What It Means to Run a Phone With No Cloud Dependency

Both models ship with Volla OS as the primary operating system, with Ubuntu Touch available as an alternative for buyers who prefer a Linux-native environment. The distinction from a standard Android handset is not merely cosmetic. Volla OS removes the frameworks through which most Android phones routinely communicate with remote servers - sending location data, usage patterns, contact lists, and behavioural signals to advertising infrastructure. For most consumers, those processes run invisibly in the background; the privacy cost is accepted without being formally understood.

Volla's Springboard launcher consolidates core tasks - calls, notes, search - into a single home-screen interface that removes the need to move between applications. AI photo optimisation processes images locally, so no image data is transmitted off the device. A bundled hide.me VPN and a privacy-focused browser extend that philosophy through the network layer. A dedicated hardware button on the frame can be configured to activate Security Mode, which blocks app-level trackers system-wide - a useful failsafe when a device is being used to handle sensitive correspondence or confidential documents.

This approach places Volla in a small but defined market: alongside devices such as the Fairphone and the Purism Librem 5, it serves buyers for whom privacy is a functional requirement rather than a marketing preference. That group includes journalists working in high-risk environments, legal practitioners subject to strict data-handling obligations, NGO staff operating across jurisdictions with varying data laws, and organisations running zero-trust IT policies.

Where the Price Sits and Who It Is Actually For

At €598 - roughly £505 in the UK - the Plinius costs more than a current Pixel 9a (£449) or an iPhone SE (£419). Those competing handsets carry mature ecosystems, extensive developer support, and years of software refinement behind them. The Plinius offers none of that infrastructure. What it offers instead is manufactured-in-Germany credibility, genuine hardware repairability, and a software stack with no commercial data relationship built into it. Whether that trade-off is worth the premium depends entirely on what the buyer is trying to solve.
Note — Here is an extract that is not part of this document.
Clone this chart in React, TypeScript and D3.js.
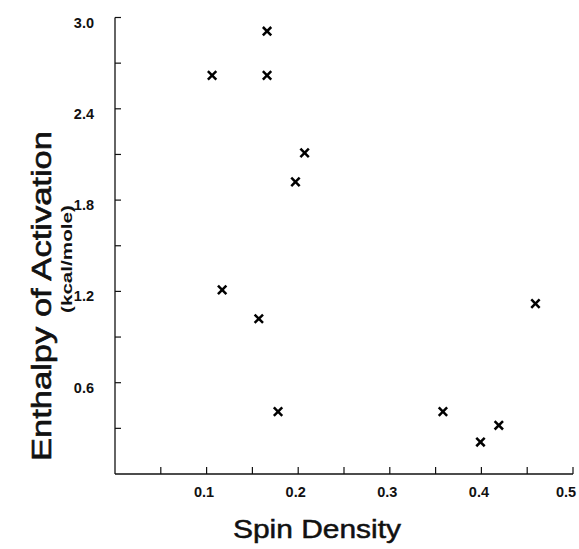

For the specific audiences this device targets, the calculus is reasonably straightforward. An organisation deploying handsets to staff handling sensitive client data has a compliance interest in knowing that no third-party cloud service is passively ingesting call logs or location history. The €100 premium for the Plus model - with its additional RAM, doubled storage, and modular Pogo Pin interface - is easy to justify for professional deployments where those specifications matter operationally. Both models are available now through Volla.online, shipping to EU member states and the UK.

The broader significance is not that one German company has built a privacy-focused phone. It is that viable, well-specified hardware for a post-cloud-dependency use case is becoming commercially available at prices that are unusual rather than prohibitive. That signals a maturing of the market, not a niche experiment.